The purest form of homeschooling is a way of life. A young mother says to her crawler, “Give me the blue sock. No, not the green one, the blue one. Here, this is the blue sock, just like mama’s dress. See, this toy is blue also. Thank you, you are a smart girl.”
Another mother says to a two-year-old, “Here are three raisins. See, count them. One, two, three!!!” A mother says to a three-year-old, “How many raisins do you have? That’s right, five. Now give me one. Now how many do you have? Four!! Five take away one is four!!”
Entertain the children with colors, pencils, and paper in mounds. Go to your local printers and tell them you need paper for your students. They will give you scrap paper by the truckloads. You can get good quality paper forty inches wide. Kids love it. Write their names at the top and let them try writing. Hang their work on the wall. Show it off. Read to your kids and have them pronounce words. Show the three-year-olds the word “cat” and let them put a yellow line under it every time it appears in the little book. Make flash cards—don’t buy them. The kids need to see you make stuff just for them. Do not sit the kid down at a school desk and pound flash cards until he goes to sleep. As you pass through the house, pick up one card and flash it, saying the word. You don’t need to ask questions. They are learning. Write the name of foods on cards and have them point to the word that represents the food they want. Write “nap” on a card and show it to them when it is time to sleep. Read road signs. Write letters to friends. Leave notes hidden in the house for them to find and read, notes that promise a treat. Read the breakfast material—boxes of cereal. Talk about the human body, naming the body parts, the bones, muscle, organs. You don’t know those things? Get a chart; hang it on the wall and learn with your children. Look at pictures. Discuss topics at the dinner table. Talk about history and science. Investigate your yard and then go to the library and investigate books on plants, insects, the universe, animals, earthquakes, anything that is fun and interesting. That is homeschooling. The kids never know they are in school, and you never feel like a teacher. It is not important that the kids know details on any subject; or if they know details, it is not important that their knowledge be thorough. It is far more important that they develop a learning attitude than it is that they learn certain prescribed curriculum. Think of it this way; your job as teacher is not to prepare them to take a test and answer questions. Your job is to instill a love of learning, to enjoy investigation, to be inquisitive, and to know that they can learn anything they need to know if they set their mind to it. The worst thing you can do is to pound enough facts in them to pass a test, but leave them with a fear of learning, leave them feeling inadequate.

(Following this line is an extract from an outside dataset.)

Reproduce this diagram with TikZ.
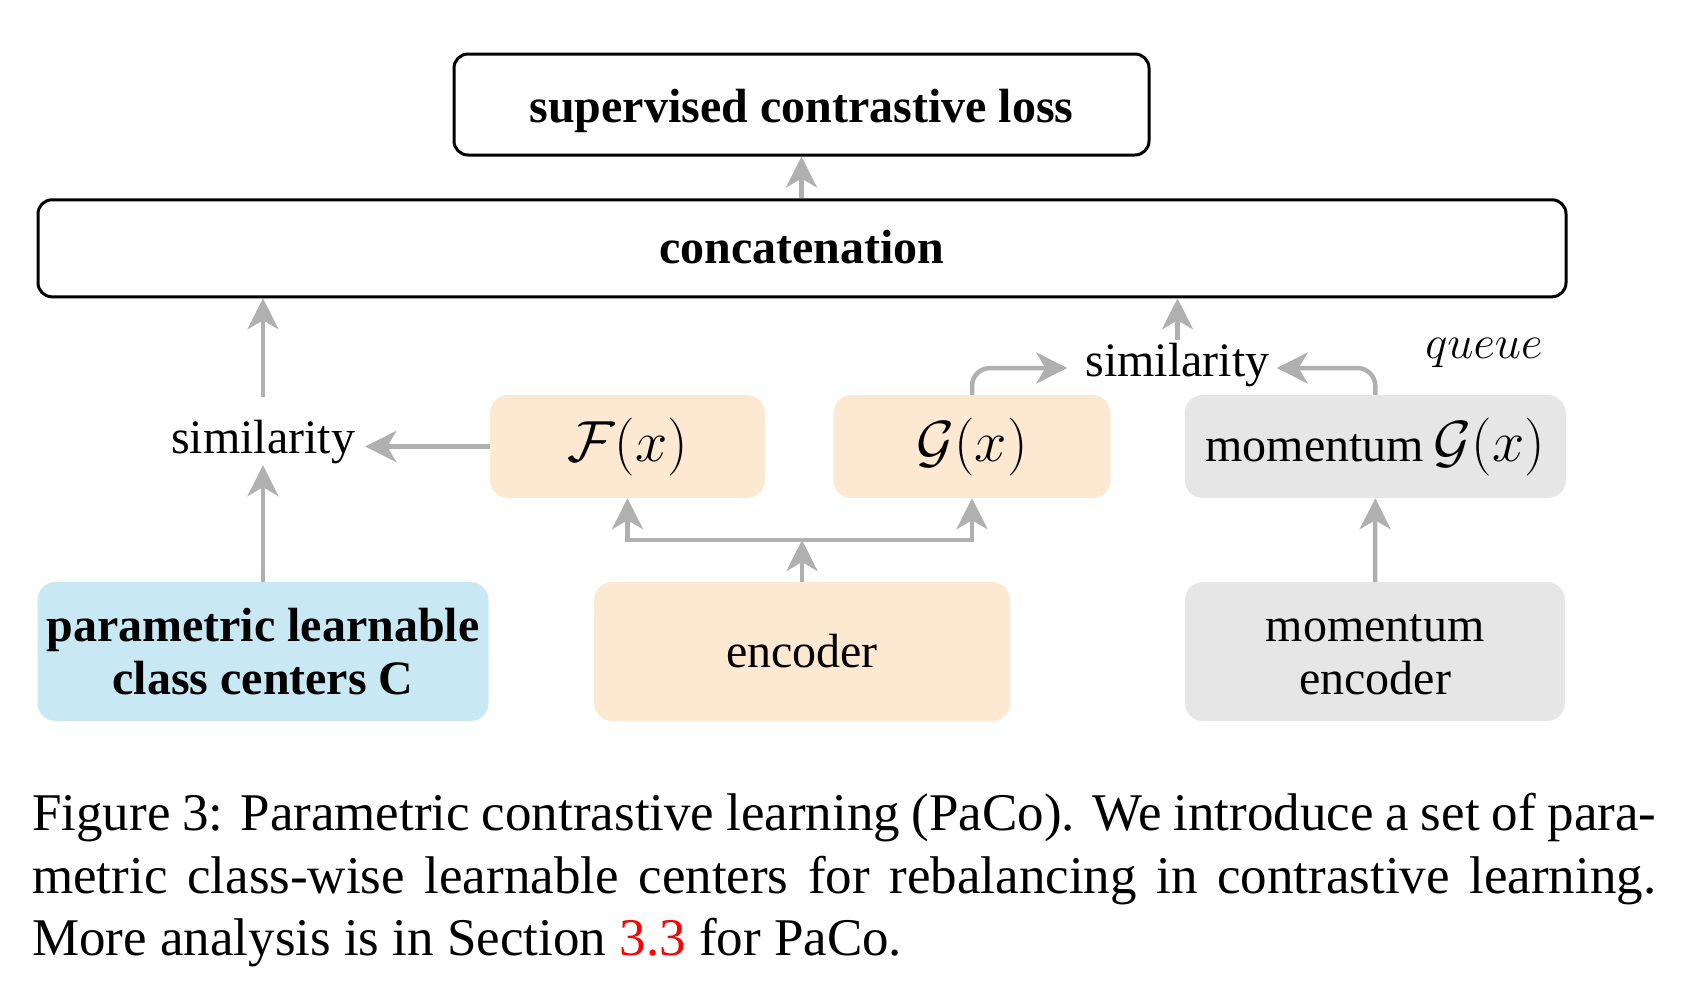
\RequirePackage{fix-cm}
\documentclass[tikz,border=0pt]{standalone}
\usepackage[no-math]{fontspec}
\setmainfont{Liberation Serif}
\usetikzlibrary{arrows.meta}
\definecolor{peach}{RGB}{253,233,209}
\definecolor{skyb}{RGB}{200,233,244}
\definecolor{lgray}{RGB}{230,230,230}
\definecolor{agray}{RGB}{176,176,176}
\definecolor{capred}{RGB}{255,0,0}
\tikzset{
  blackbox/.style={draw=black, line width=3pt, rounded corners=14pt, inner sep=0pt},
  fillbox/.style={rounded corners=18pt, inner sep=0pt},
  arr/.style={draw=agray, line width=4.5pt, -{Stealth[length=31pt,width=31pt,inset=9pt]}},
  txt/.style={font=\fontsize{48}{53}\selectfont},
  btxt/.style={font=\fontsize{48}{53}\selectfont\bfseries},
  mth/.style={font=\fontsize{58}{62}\selectfont},
  capt/.style={font=\fontsize{53}{63}\selectfont, inner sep=0pt},
}
\begin{document}
\begin{tikzpicture}[x=1pt,y=-1pt]
\useasboundingbox (0,0) rectangle (1684,997);

% top boxes
\node[blackbox, btxt, minimum width=695pt, minimum height=101pt, text height=35pt, text depth=0pt]
  (supbox) at (801.5,104.5) {supervised contrastive loss};
\node[blackbox, btxt, minimum width=1528pt, minimum height=97pt, text height=30pt, text depth=0.5pt]
  (concat) at (802,248.3) {concatenation};

% middle row
\node[fillbox, fill=peach, mth, minimum width=275pt, minimum height=103pt] (Fb) at (627.5,446.5) {$\mathcal{F}(x)$};
\node[fillbox, fill=peach, mth, minimum width=277pt, minimum height=103pt] (Gb) at (972,446.5) {$\mathcal{G}(x)$};
\node[fillbox, fill=lgray, txt, minimum width=381pt, minimum height=103pt] (momG) at (1375.3,446.5)
  {momentum\kern10pt{\fontsize{58}{62}\selectfont$\mathcal{G}(x)$}};

% similarity labels
\node[txt, anchor=base, inner ysep=0pt, inner xsep=10pt, text height=56pt, text depth=12pt] (simL) at (263,453) {similarity};
\node[txt, anchor=base, inner ysep=0pt, inner xsep=7pt, text height=36pt, text depth=20pt] (simR) at (1177.5,376) {similarity};
\node[anchor=base, inner sep=0pt, font=\fontsize{47}{50}\selectfont] (queue) at (1484,358) {$queue$};

% bottom row
\node[fillbox, fill=skyb, btxt, align=center, minimum width=451pt, minimum height=139pt] (pc) at (263,651.5)
  {parametric learnable\\class centers C};
\node[fillbox, fill=peach, txt, minimum width=416pt, minimum height=139pt] (enc) at (802,651.5) {encoder};
\node[fillbox, fill=lgray, txt, align=center, minimum width=380pt, minimum height=139pt] (momenc) at (1375,651.5)
  {\rule{0pt}{33pt}momentum\\encoder};

% connectors
\draw[arr] (supbox.south |- concat.north) -- (supbox.south);
\draw[arr] (simL.north) -- (simL.north |- concat.south);
\draw[arr] (pc.north) -- (simL.south);
\draw[arr] (Fb.west) -- (Fb.west -| simL.east);
\coordinate (br) at (802,540);
\draw[arr] (enc.north) -- (br);
\draw[arr] (br) -| (Fb.south);
\draw[arr] (br) -| (Gb.south);
\draw[arr] (momenc.north) -- (momG.south);
\draw[arr] (simR.north) -- (simR.north |- concat.south);
\draw[arr, rounded corners=18pt, shorten >=11pt] (Gb.north) |- (simR.west);
\draw[arr, rounded corners=18pt] (momG.north) |- (simR.east);

% caption
\node[capt, anchor=base west] (cap1) at (32,830)
  {\makebox[1624pt][s]{Figure 3: Parametric contrastive learning (PaCo). We introduce a set of para-}};
\node[capt, anchor=base west] (cap2) at (32,893)
  {\makebox[1624pt][s]{metric class-wise learnable centers for rebalancing in contrastive learning.}};
\node[capt, anchor=base west] (cap3) at (32,955)
  {More analysis is in Section \textcolor{capred}{3.3} for PaCo.};
\end{tikzpicture}
\end{document}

Homeschooling cannot be an event out of the day; it must be the day, the night, the lifestyle of homeschooling parents.
Most importantly of all, it must always be fun. If it is not fun for you, it will not be fun for them. Never-never-never approach homeschooling with apprehension or impatience. Do not let the system or in-laws cause you to fear and start pressuring the kids to perform. The day that happens you have failed, and they will fail.